TensorDataFlow#

Fully qualified name: cupva::TensorDataFlow

Defined in src/host/cpp_api/include/cupva_host.hpp

class TensorDataFlow : public cupva::BaseDataFlow #

TensorDataFlow is a DataFlow abstraction for accessing 3D tiles.

TensorDataFlow requires driver version >= 2006.

In DL use cases, a convolution algorithm is used to extract features from input data. It applies a 3 dimensional filter to the input data, the filter slides over a 3D volume in W and H dimensions to calculate the low level feature representation.

TensorDataFlow (TDF) provides support for data access patterns common to Convolutional Neural Network (CNN) operations. It supports reading from a source tensor in DRAM/L2SRAM with CHW layout, one 3D tile at a time, where the tile size is less than or equal to the tensor size in each of the three dimensions. Similar to RasterDataFlow (RDF), halo and roi are supported for the H and W dimensions and padding is automatically handled when reading to VMEM. The depth or C dimension does not support padding or halo. TDF also supports writing to DRAM/L2SRAM with the same restrictions as RDF: halo and padding are not supported, and the destination roi must be within the bounds of the destination size.

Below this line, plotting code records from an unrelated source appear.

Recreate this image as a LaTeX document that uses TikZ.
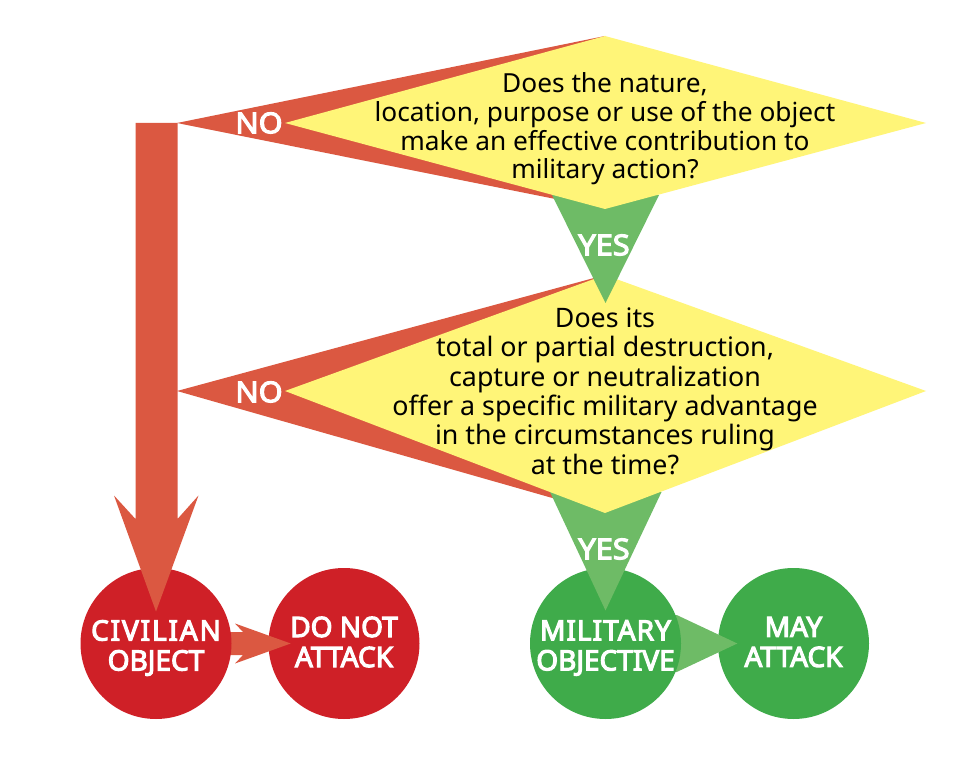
\documentclass[tikz,border=0pt]{standalone}
\usepackage{fontspec}
\setmainfont{Noto Sans}
\newfontfamily\lblfont[FakeBold=4.0,FakeStretch=1.07]{Noto Sans}
\newfontfamily\outfont[FakeBold=4.0]{Noto Sans}
\newfontfamily\outwide[FakeBold=4.0,LetterSpace=6.6]{Noto Sans}
\newfontfamily\outmid[FakeBold=4.0,LetterSpace=3.6]{Noto Sans}
\definecolor{qyellow}{HTML}{FFF578}
\definecolor{redarrow}{HTML}{DB5841}
\definecolor{redcirc}{HTML}{CF2027}
\definecolor{greenarrow}{HTML}{6EBB66}
\definecolor{greencirc}{HTML}{3FAB4A}
\tikzset{
  qtexta/.style={align=center,text=black,inner sep=0pt,font=\fontsize{19.7}{21.5}\selectfont},
  qtextb/.style={align=center,text=black,inner sep=0pt,font=\fontsize{20.1}{22}\selectfont},
  lbl/.style={text=white,inner sep=0pt,font=\lblfont\fontsize{21.5}{22.5}\selectfont},
  outlbl/.style={text=white,inner sep=0pt,align=center,font=\outfont\fontsize{21}{22.5}\selectfont},
  outcome/.style={circle,minimum size=113.25pt,inner sep=0pt},
  redout/.style={outcome,fill=redcirc},
  greenout/.style={outcome,fill=greencirc},
  redflow/.style={fill=redarrow},
  greenflow/.style={fill=greenarrow},
  qfill/.style={fill=qyellow}
}
\begin{document}
\begin{tikzpicture}[x=.75pt,y=-.75pt]
\useasboundingbox[fill=white] (0,0) rectangle (960,780);
% question corners
\coordinate (q1t) at (605,36); \coordinate (q1b) at (605,209);
\coordinate (q1r) at (926,123); \coordinate (q1l) at (285,123);
\coordinate (q2t) at (605,275); \coordinate (q2b) at (605,513);
\coordinate (q2r) at (926,391); \coordinate (q2l) at (285,391);
\coordinate (no1tip) at (177,123);
\coordinate (no2tip) at (177,391);
% red NO wedges
\fill[redflow] (no1tip) -- (q1t) -- (q1b) -- cycle;
\fill[redflow] (no2tip) -- (q2t) -- (q2b) -- cycle;
% outcome circles on the far side of the small arrows
\node[redout] (donot) at (344,643.5) {};
\node[greenout] (may) at (793.5,643.5) {};
% small arrows
\fill[redflow] (225,632) -- (243,632) -- (235,623.5) -- (290.7,643.5) -- (235,663.5) -- (243,655) -- (225,655) -- cycle;
\fill[greenflow] (668,615) -- (676.7,615) -- (737.3,643.5) -- (676.7,672) -- (668,672) -- cycle;
\node[redout] (civ) at (156,643.5) {};
% main red arrow
\fill[redflow] (135.5,123) -- (177.5,123) -- (177.5,519) -- (198.5,495.5) -- (156,611.5) -- (114,495.5) -- (135.5,519) -- cycle;
% lower question and YES wedges
\node[greenout] (mil) at (605.5,643.5) {};
\fill[greenflow] (550,492) -- (661.5,492) -- (605.5,610.5) -- cycle;
\fill[qfill] (q2t) -- (q2r) -- (q2b) -- (q2l) -- cycle;
\fill[greenflow] (552,195) -- (659,195) -- (605.5,303) -- cycle;
\fill[qfill] (q1t) -- (q1r) -- (q1b) -- (q1l) -- cycle;
% texts
\node[qtexta] (q1) at (605,129) {Does the nature,\\location, purpose or use of the object\\make an effective contribution to\\military action?};
\node[qtextb] (q2) at (605,391) {Does its\\total or partial destruction,\\capture or neutralization\\offer a specific military advantage\\in the circumstances ruling\\at the time?};
\node[lbl] (no1) at (259,123) {NO};
\node[lbl] (no2) at (259,392) {NO};
\node[lbl] (yes1) at (604,245) {YES};
\node[lbl] (yes2) at (604,549) {YES};
\node[outlbl] (civt) at (156,648) {{\outwide\fontsize{21}{22.5}\selectfont CIVILIAN}\\OBJECT};
\node[outlbl] (donott) at (344,642) {DO NOT\\ATTACK};
\node[outlbl] (milt) at (605.5,648) {{\outmid\fontsize{21}{22.5}\selectfont MILITARY}\\OBJECTIVE};
\node[outlbl] (mayt) at (793.5,642) {MAY\\ATTACK};
\end{tikzpicture}
\end{document}
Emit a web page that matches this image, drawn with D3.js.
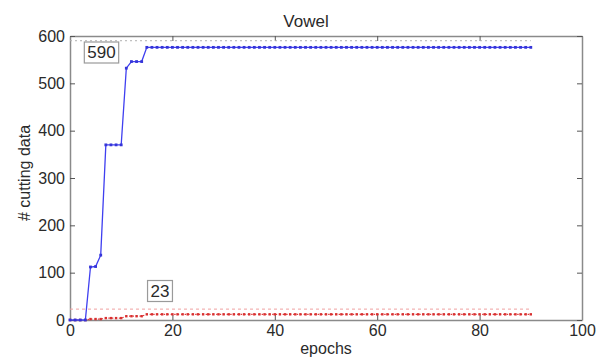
<!DOCTYPE html>
<html>
<head>
<meta charset="utf-8">
<script src="https://cdn.jsdelivr.net/npm/d3@7"></script>
<style>
  html, body { margin: 0; padding: 0; background: #fff; }
  svg { display: block; }
  text { font-family: "Liberation Sans", Arial, sans-serif; fill: #2a2a2a; }
</style>
</head>
<body>
<svg id="chart" width="602" height="361"></svg>
<script>
// Training epochs and the number of cutting data found per epoch
const epochs = d3.range(0, 91);
const blueCounts = [0, 0, 0, 0, 112, 113, 137, 370, 370, 370, 370, 532, 546, 546, 546]
  .concat(new Array(76).fill(576));
const redCounts = [0, 0, 0, 0, 2, 2, 2, 4, 4, 4, 4, 8, 8, 8, 8]
  .concat(new Array(76).fill(12));

// Reference levels and their labels
const blueLimit = 590;
const redLimit = 23;
const xTicks = [0, 20, 40, 60, 80, 100];
const yTicks = [0, 100, 200, 300, 400, 500, 600];
const titleText = "Vowel";
const xLabel = "epochs";
const yLabel = "# cutting data";

const svg = d3.select("#chart");
const plotLeft = 70, plotRight = 582, plotTop = 36, plotBottom = 320;

const x = d3.scaleLinear().domain([0, 100]).range([plotLeft, plotRight]);
const y = d3.scaleLinear().domain([0, 600]).range([plotBottom, plotTop]);

const axisColor = "#8a8a8a";

// Axes with inward ticks on all four sides
const gx = svg.append("g").attr("transform", `translate(0,${plotBottom})`)
  .call(d3.axisBottom(x).tickValues(xTicks).tickSizeInner(-5).tickSizeOuter(0).tickPadding(5));
const gxTop = svg.append("g").attr("transform", `translate(0,${plotTop})`)
  .call(d3.axisTop(x).tickValues(xTicks).tickSizeInner(-5).tickSizeOuter(0).tickFormat(""));
const gy = svg.append("g").attr("transform", `translate(${plotLeft},0)`)
  .call(d3.axisLeft(y).tickValues(yTicks).tickSizeInner(-5).tickSizeOuter(0).tickPadding(5));
const gyRight = svg.append("g").attr("transform", `translate(${plotRight},0)`)
  .call(d3.axisRight(y).tickValues(yTicks).tickSizeInner(-5).tickSizeOuter(0).tickFormat(""));

[gx, gxTop, gy, gyRight].forEach(g => {
  g.select(".domain").attr("stroke", axisColor).attr("stroke-width", 1.5);
  g.selectAll(".tick line").attr("stroke", "#555").attr("stroke-width", 1);
  g.selectAll(".tick text").style("font-size", "16px").attr("fill", "#2a2a2a");
});

// Limit lines
svg.append("line")
  .attr("x1", x(0)).attr("x2", x(90))
  .attr("y1", y(blueLimit)).attr("y2", y(blueLimit))
  .attr("stroke", "#b0b0b0").attr("stroke-width", 1).attr("stroke-dasharray", "2,3");
svg.append("line")
  .attr("x1", x(0)).attr("x2", x(90))
  .attr("y1", y(redLimit)).attr("y2", y(redLimit))
  .attr("stroke", "#f0a0a0").attr("stroke-width", 1).attr("stroke-dasharray", "3,3");

// Series
const line = d3.line().x((d, i) => x(epochs[i])).y(d => y(d));

svg.append("path").datum(redCounts)
  .attr("d", line).attr("fill", "none")
  .attr("stroke", "#e03a3a").attr("stroke-width", 1.2).attr("stroke-dasharray", "1.5,2");
svg.append("g").selectAll("rect").data(redCounts).join("rect")
  .attr("x", (d, i) => x(epochs[i]) - 1.2).attr("y", d => y(d) - 1.2)
  .attr("width", 2.4).attr("height", 2.4).attr("fill", "#d83030");

svg.append("path").datum(blueCounts)
  .attr("d", line).attr("fill", "none")
  .attr("stroke", "#3f3ff0").attr("stroke-width", 1.3);
svg.append("g").selectAll("rect").data(blueCounts).join("rect")
  .attr("x", (d, i) => x(epochs[i]) - 1.4).attr("y", d => y(d) - 1.4)
  .attr("width", 2.8).attr("height", 2.8).attr("fill", "#3535d8");

// Boxed value labels
function boxLabel(cx, cy, txt) {
  const g = svg.append("g");
  const t = g.append("text").attr("x", cx).attr("y", cy)
    .attr("text-anchor", "middle").attr("dominant-baseline", "central")
    .style("font-size", "17px").text(txt);
  const b = t.node().getBBox();
  g.insert("rect", "text")
    .attr("x", b.x - 3).attr("y", b.y - 1).attr("width", b.width + 6).attr("height", b.height + 2)
    .attr("fill", "#fff").attr("stroke", "#9a9a9a").attr("stroke-width", 1.2);
}
boxLabel(101.5, 52.5, String(blueLimit));
boxLabel(160, 291, String(redLimit));

// Title and axis labels
svg.append("text").attr("x", 306).attr("y", 27)
  .attr("text-anchor", "middle").style("font-size", "17px").text(titleText);
svg.append("text").attr("x", (plotLeft + plotRight) / 2).attr("y", 354)
  .attr("text-anchor", "middle").style("font-size", "16px").text(xLabel);
svg.append("text")
  .attr("transform", `translate(30,173) rotate(-90)`)
  .attr("text-anchor", "middle").style("font-size", "16px").text(yLabel);
</script>
</body>
</html>
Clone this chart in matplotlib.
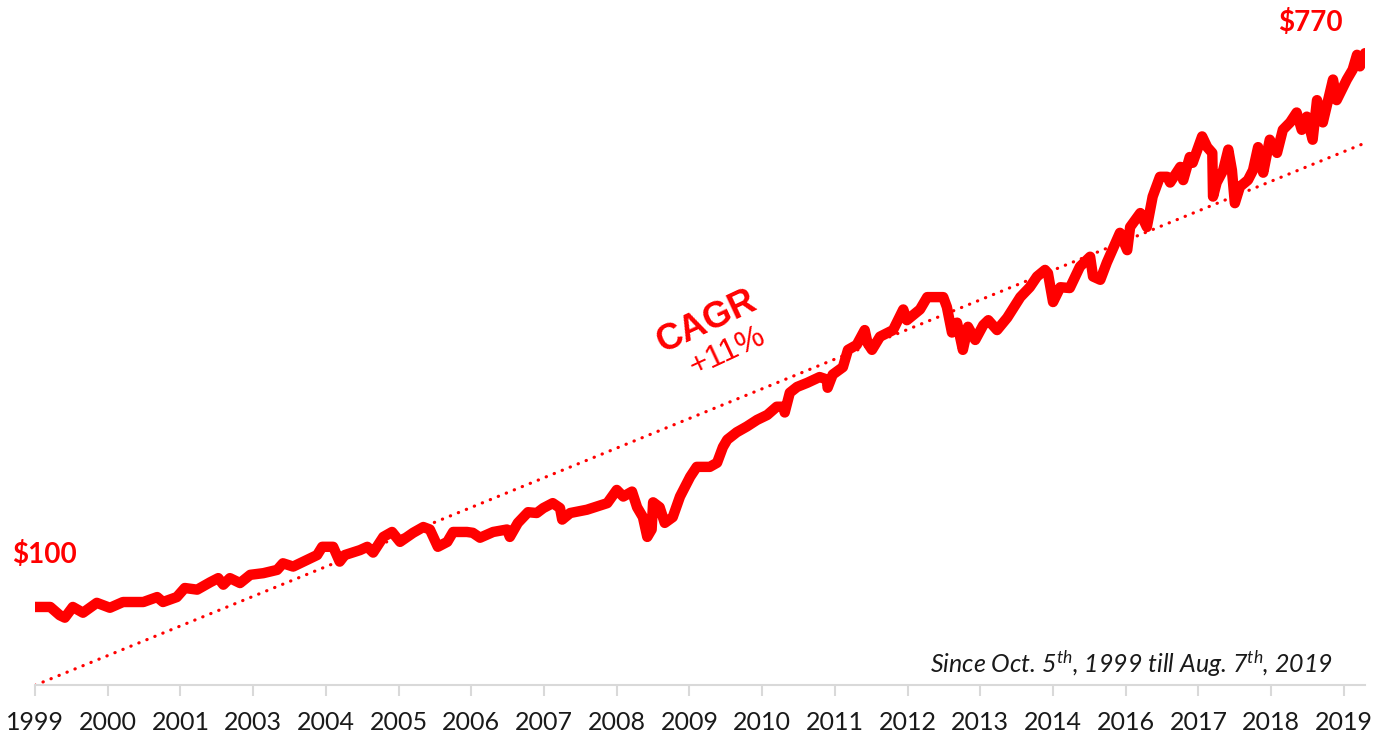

TensorDataFlow is designed to provide a set of high level APIs for configuring the DMA engine for tensor access pattern. The tile traversal order supported by TensorDataFlow is: Depth (forward) -> Width (Left to right) -> Height (Top to bottom)

Constraints:

One of src() or dst() must be called to select writing to or reading from the tile buffer, respectively.
The pointers used for src() or dst() must be in DRAM or SRAM.
For the 2D rectangles defined by these APIs: halo() < tile() <= roi()
When halo() != 0, dst() is not supported.
The VMEM pointer used for tileBuffer() must reserve sufficient memory to support the desired tile transfer pattern. The user is responsible for ensuring this, and there are helpful macros provided in the device APIs: TDF_SINGLE() and TDF_DOUBLE().
When tile dimensions are larger than 255, the amount of padding required to read full tiles to VMEM may be greater than the maximum supported by the DMA engine (255). Careful attention must be paid to the src() and roi() dimensions to ensure that there are no tiles at the boundaries which would result in excessive padding.
The number of tiles in each dimension must be less than or equal to 256 (maximum 16777216 tiles total).
The parameters provided to src(), dst() or roi() must define a valid tensor, considering the tile() size: width <= min(tileWidth * 256, rowStride), rowStride <= 65535, height <= tileHeight * 256, depthStride < rowStride * 256 and depth < tileDepth * 256.
A single tile, including any halo, may read out of bounds on either the left or right boundaries of the tensor’s W dimension, but not both simultaneously. Similarly, a single tile may not read out of bounds on both the top and bottom boundaries of the tensor’s H dimension simultaneously. Note that out of bounds reads in H and W dimensions will be filled by the DMA engine in accordance with the arguments specified to halo(), and out of bounds writes will be skipped.

Public Functions

TensorDataFlow &handler(const Parameter &handler)#

Set TensorDataFlow’s handler.

Usage considerations

Allowed context for the API call
- Thread-safe: No
API group
- Init: Yes
- Runtime: No
- De-Init: No

Parameters:: handler – The handler defined in vmem and represented by the host parameter
Returns:: TensorDataFlow& The reference of current object.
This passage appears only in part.